> _GIVEN PROBLEM_: Identify the lines bearing the string "chart" and gather them.

> _AVAILABLE DATA_:
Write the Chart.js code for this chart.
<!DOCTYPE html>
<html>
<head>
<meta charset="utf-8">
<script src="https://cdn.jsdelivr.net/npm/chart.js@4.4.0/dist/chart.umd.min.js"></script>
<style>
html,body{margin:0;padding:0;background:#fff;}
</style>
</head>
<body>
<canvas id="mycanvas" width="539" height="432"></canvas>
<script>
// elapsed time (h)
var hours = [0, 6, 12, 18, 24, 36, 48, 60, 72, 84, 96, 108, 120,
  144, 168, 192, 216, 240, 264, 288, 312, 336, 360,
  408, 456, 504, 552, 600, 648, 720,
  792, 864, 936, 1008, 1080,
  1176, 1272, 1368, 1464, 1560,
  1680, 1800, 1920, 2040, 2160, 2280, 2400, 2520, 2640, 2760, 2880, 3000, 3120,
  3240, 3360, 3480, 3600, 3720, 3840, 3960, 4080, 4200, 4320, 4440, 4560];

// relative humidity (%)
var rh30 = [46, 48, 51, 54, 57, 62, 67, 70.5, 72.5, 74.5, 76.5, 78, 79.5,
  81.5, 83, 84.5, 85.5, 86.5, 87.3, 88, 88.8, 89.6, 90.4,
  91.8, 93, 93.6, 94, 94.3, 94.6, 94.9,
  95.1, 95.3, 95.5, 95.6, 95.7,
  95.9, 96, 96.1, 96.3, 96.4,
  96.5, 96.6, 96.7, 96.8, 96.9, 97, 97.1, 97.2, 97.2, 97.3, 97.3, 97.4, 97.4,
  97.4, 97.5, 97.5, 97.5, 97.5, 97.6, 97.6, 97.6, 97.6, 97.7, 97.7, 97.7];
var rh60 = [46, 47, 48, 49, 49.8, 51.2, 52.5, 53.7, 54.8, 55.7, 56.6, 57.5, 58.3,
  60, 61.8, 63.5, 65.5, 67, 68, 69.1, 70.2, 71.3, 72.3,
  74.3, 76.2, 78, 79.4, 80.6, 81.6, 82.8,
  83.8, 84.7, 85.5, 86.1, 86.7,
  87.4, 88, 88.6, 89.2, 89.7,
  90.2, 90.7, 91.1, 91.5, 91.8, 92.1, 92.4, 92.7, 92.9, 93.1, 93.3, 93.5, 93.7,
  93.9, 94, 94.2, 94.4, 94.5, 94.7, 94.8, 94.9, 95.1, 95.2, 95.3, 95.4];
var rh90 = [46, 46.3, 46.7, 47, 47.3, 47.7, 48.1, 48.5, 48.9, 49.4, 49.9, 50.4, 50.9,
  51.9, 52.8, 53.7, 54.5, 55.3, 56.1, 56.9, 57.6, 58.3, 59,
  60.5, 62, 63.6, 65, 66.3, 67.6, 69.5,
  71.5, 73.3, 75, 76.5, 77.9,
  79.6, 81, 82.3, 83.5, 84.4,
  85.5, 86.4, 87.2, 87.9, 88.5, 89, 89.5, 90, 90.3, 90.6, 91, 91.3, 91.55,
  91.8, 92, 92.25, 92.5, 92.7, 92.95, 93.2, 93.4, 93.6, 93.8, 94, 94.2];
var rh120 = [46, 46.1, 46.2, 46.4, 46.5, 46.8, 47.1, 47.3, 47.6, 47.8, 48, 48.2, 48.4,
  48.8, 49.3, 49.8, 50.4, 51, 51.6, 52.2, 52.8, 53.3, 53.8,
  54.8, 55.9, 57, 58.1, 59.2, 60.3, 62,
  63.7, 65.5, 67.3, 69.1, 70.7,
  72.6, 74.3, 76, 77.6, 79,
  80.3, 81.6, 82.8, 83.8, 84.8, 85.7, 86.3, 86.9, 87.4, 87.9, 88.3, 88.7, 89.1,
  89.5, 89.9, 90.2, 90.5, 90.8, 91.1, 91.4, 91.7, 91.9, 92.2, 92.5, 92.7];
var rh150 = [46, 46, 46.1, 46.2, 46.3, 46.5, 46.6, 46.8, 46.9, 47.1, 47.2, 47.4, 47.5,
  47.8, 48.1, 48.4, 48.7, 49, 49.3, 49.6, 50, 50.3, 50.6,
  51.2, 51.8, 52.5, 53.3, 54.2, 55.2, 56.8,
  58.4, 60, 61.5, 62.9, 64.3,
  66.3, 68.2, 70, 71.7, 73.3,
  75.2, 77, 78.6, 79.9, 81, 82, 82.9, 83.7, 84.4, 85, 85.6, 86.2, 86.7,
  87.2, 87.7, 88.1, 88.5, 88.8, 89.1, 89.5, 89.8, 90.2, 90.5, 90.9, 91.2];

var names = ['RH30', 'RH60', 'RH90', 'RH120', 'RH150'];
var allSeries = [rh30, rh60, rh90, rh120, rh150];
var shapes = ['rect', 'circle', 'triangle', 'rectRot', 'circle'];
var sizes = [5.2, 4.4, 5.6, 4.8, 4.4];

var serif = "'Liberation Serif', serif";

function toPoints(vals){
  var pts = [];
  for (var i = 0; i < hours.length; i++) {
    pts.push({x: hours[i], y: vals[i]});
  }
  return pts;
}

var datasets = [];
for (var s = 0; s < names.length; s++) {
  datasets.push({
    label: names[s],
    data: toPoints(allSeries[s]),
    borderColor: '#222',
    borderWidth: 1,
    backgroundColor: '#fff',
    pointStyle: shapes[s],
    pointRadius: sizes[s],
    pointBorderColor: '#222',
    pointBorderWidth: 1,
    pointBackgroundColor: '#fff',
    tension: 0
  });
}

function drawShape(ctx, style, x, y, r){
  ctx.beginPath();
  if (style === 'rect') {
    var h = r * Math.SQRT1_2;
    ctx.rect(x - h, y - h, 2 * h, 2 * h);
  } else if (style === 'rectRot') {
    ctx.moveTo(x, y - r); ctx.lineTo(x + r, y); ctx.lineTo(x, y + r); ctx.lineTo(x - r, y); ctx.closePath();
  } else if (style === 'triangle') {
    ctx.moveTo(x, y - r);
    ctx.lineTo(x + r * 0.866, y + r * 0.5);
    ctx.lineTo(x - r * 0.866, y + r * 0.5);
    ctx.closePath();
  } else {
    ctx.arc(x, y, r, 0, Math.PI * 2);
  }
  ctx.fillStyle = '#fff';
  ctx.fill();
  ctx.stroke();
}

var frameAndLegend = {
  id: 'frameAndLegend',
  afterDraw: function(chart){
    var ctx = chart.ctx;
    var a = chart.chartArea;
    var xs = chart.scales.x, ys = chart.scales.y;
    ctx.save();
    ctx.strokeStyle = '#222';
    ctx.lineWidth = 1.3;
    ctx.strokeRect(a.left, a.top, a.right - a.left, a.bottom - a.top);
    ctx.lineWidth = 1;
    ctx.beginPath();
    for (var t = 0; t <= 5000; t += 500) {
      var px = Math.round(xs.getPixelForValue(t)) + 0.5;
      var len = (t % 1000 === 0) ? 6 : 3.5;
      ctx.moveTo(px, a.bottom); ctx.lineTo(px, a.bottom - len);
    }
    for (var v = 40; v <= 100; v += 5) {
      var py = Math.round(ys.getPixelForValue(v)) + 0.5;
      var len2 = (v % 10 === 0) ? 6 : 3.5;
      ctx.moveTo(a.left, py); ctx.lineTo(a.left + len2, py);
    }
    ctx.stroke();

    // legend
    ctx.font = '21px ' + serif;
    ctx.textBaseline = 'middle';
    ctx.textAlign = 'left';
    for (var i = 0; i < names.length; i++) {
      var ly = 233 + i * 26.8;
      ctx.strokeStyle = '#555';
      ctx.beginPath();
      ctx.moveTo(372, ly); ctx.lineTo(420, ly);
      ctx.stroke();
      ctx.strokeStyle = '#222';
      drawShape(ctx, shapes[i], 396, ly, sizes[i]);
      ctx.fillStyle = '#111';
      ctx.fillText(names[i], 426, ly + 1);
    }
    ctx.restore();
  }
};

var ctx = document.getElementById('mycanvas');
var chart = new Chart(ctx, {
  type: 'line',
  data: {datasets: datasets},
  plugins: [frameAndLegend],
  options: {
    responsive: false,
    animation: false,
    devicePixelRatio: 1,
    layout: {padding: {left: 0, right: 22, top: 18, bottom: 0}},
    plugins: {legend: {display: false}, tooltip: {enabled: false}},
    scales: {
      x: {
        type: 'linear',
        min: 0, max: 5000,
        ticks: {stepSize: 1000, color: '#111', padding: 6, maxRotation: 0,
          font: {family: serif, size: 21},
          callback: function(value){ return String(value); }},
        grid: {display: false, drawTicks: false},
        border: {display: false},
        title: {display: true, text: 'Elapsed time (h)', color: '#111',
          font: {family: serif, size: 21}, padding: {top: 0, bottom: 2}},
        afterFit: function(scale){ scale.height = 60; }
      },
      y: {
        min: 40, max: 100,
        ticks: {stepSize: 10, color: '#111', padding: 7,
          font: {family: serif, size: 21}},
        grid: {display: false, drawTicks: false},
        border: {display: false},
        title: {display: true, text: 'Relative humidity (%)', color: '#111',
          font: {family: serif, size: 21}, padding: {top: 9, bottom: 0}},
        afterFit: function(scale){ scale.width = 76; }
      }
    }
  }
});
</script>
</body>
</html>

> _ANSWER TO THIS PROBLEM_:
Write the Chart.js code for this chart.
<script src="https://cdn.jsdelivr.net/npm/chart.js@4.4.0/dist/chart.umd.min.js"></script>
  afterDraw: function(chart){
    var ctx = chart.ctx;
    var a = chart.chartArea;
    var xs = chart.scales.x, ys = chart.scales.y;
var chart = new Chart(ctx, {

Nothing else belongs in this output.